Any automated way of deploying an application will only bring back Kubernetes objects and configuration. Hence, any persistent data or volumes used by applications are not captured in version control; therefore, bringing back any stateful service such as a relational database or NoSQL system requires that the entire application stack, its data and the dependencies of the stack on the data be discovered, tracked and captured.

With any application redeployment coming in from an automated system, the backup platform must support intelligent “data-only restores.” This is one of the areas where Kubernetes-native data capabilities are critical; the ability to track the relationship between stateful services (including replication) and then bring back only the volumes or data associated with the application after the application has been redeployed via a CI/CD or GitOps pipeline can be massively helpful for developers.

CI/CD at Scale

Enterprises that run Kubernetes at scale and as shared infrastructure have clusters with hundreds of applications from multiple teams and business units. As different groups make independent technology choices, different CI/CD systems and deployment mechanisms in large companies range from GitOps and CI/CD-based Helm installs to manual deployments. This is the reality in complex environments.

Faced with this reality, a backup platform is necessary for teams that are still ramping up their cloud-native development. However, in the fast-moving Kubernetes ecosystem and the 50-plus ways to deploy a containerized application, some applications tend to be long-lived. The systems they were deployed with aren’t being maintained anymore and might not be compatible with the installed Kubernetes version (e.g., applications installed with Helm v2, that will be EOL soon). Being able to restore these important applications (they are long-lived for a reason) quickly in case of accidental or malicious failure will be critical.

Additionally, when multiple CI/CD systems are in use, it is difficult for an operations group to reach out to hundreds of developer teams to retrigger deployment in case of failure or when applications need to be moved across clusters to perform a Kubernetes version upgrade.

Sopra Steria, a European information technology consultancy, recently had this problem when the company had to move 170+ applications to upgrade OpenShift versions and couldn’t get responses from some teams that were running applications on their cluster. Integrating its backup platform into DevOps workflows enabled Sopra Steria to capture both stateful and stateless applications and move them over without downtime and allowed its developer teams to resync their pipelines to the new clusters when they found free time.

Disaster Recovery

As teams go through Kubernetes business continuity planning, they need to ensure that Kubernetes and all its applications can be restored quickly in case of disaster. Disaster recovery (DR) can take many forms including cross-cluster, cross-region/data center and cross-cloud.
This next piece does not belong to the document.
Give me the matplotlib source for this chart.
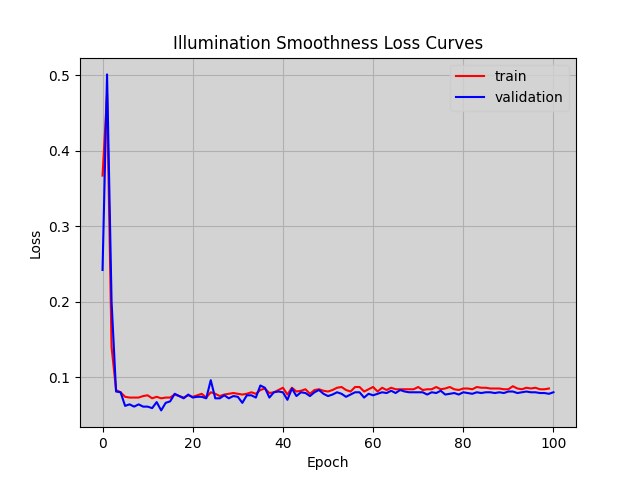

While pushing configuration to a version control system and using CI/CD will be beneficial here too, the DR problem doesn’t go away. The version control system must be high availability across all fault domains to be able to recover quickly. DR capabilities should be able to support both full backups and granular restores. So, if the version control system (e.g. git) has been recovered in a separate fault domain, the CI/CD system should be able to deploy the application configuration from the checked-in state while selectively bringing only the data back from its DR copies. If the version control system is not available, the application configuration and all related Kubernetes should be restored from the backup along with the data. However, because of its application-centricity and Kubernetes-native knowledge, this state will be quickly reconciled with your GitOps or CI/CD system when the source is available again.

There are several other reasons why a Kubernetes-native backup platform that understands runtime application state is most appropriate for integration with a deployment pipeline. Some application deployments have external side effects (e.g., a DNS update or external load balancer creation) that are dynamically named and are non-deterministic. These changes should be captured by a system that understands runtime state, and this should be brought back in on restore, along with the static resources from the automated deployment system.

Finally, if clusters are in a regulated environment (e.g., U.S. financial services regulated by the SEC) and your backups need to prove that they captured what was really running versus what the desired state of the world should have been, a platform that can capture the runtime state will be critical. Even if the sync period between configuration changes and deployment can be small on average, the window can drift in case of controller or CI/CD failures, manual additions of untracked resources or malicious changes.

Interoperability with GitOps, IaC, and CI/CD systems is a must as organizations increasingly are deploying these systems to improve IT operations and enhance business success. Even with these powerful primitives available, the need for backup and disaster recovery is as important as ever, and deploying a backup solution will be critical for safety and scale. However, it is imperative that such a backup system be truly cloud-native that can integrate into GitOps and CI/CD workflows. Legacy VM-based systems will simply not work in the new cloud-native world we live in today!